Remington asked the U.S. Supreme Court to review the state court ruling, but in November 2019, SCOTUS denied hearing the appeal, allowing the families’ suit to proceed.

That was a sort of victory in itself, Koskoff says. “Although they will never maybe admit it, I think the gun industry believed itself to be above the law. And that’s a dangerous mentality, especially when you are selling the most dangerous products available to civilians.” 

 

While Koskoff’s sense of justice and love of storytelling was bred into him, acquiring actual legal technical chops was another story. 

After graduating from Suffolk University Law School, his first few years of practice were, in his words, “a study in just sheer, sheer ineptitude.” 

“I need to make it clear that I was, probably for the first five, six, seven years of my practice, Connecticut’s worst lawyer, if not the country’s,” he says.  

He grew increasingly anxious that he had gone into the wrong field, or that people would think the apple fell far from the familial tree. While working a medical malpractice case, he suggested his client accept a settlement fee to avoid another flop in trial. But the client, a widow who he had gotten to know well, wanted to press on in court. 

“Something happened during that trial where things started to click for me,” Koskoff says. “I think I stopped trying to be other people. I stopped trying to be my dad, I stopped trying to be my grandfather, stopped trying to be [firm partner] Richard Bieder or Clarence Darrow or Martin Luther King.” 

Koskoff instead focused on listening and responding and being present, he says. He felt genuine love and heartbreak for his client, and “things just got better every day. Once the connections fire, you can’t explain how it happens, but everything comes together,” he says. “These abstract principles of fairness and logic, and even the motion practice and the things you file and complaints and the judge’s instructions, everything starts to make sense.
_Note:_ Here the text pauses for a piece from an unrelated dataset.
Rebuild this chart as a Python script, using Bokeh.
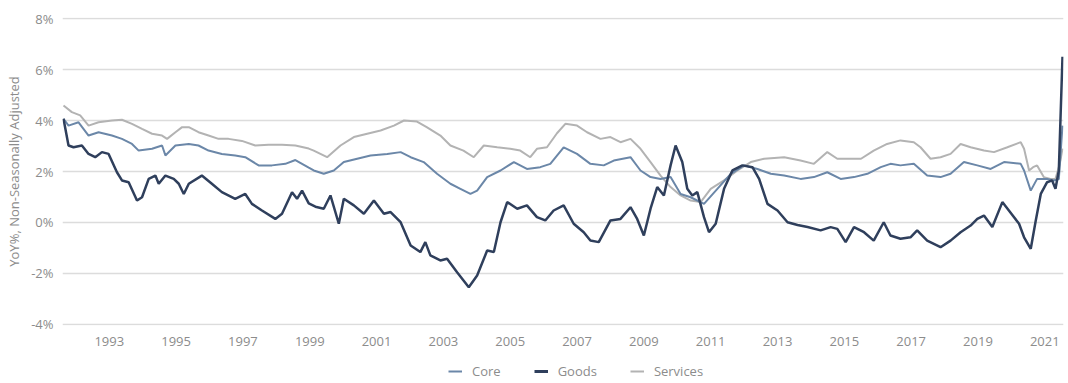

I can’t explain because it’s an intangible, but it starts with loving your client, acknowledging their flaws and realizing that you’re not so hot yourself: that you are a flawed person and telling that story. Once you have that confidence, you can start to play with it.”

In the years that followed, Koskoff racked up high-dollar verdicts: $25 million on behalf of an 18-year-old woman who lost a foot thanks to a delayed diagnosis of decreased circulation; $22.5 million for a widow of a man who died of undiagnosed coronary artery disease; $12 million for the death of a man whose untreated dependence on an anxiety medication led to his suicide. The list goes on. 

“He’s always shown skill and competence in how he works his cases,” says Tom Anderson, a partner at Morrison Mahoney. “We have a good, adversarial relationship. We may disagree, and we do, most of the time. On the other hand, I’ve always had a very excellent working relationship with him.”
Eric J. Stockman of Stockman O’Connor Connors admires Koskoff’s cross style. “[It’s] unique, often lulling a witness into complacency with mispronounciations and malaprops, only to turn on his excellent command of the medical record when the witness gets sloppy,” he says. “He’s as good as they come in Connecticut.”

“We often equate fighting with anger and antagonism and hostility,” Koskoff says. “But what works for me is fighting for something, rather than against something. It can be very fiery to be optimistic.”

“My father, who was my hero … I think what I learned from his death was that he deposited a lot of optimism, goodwill, support, love and service to his community and to his clients,” Koskoff says. “And when you make that deposit, it comes back.”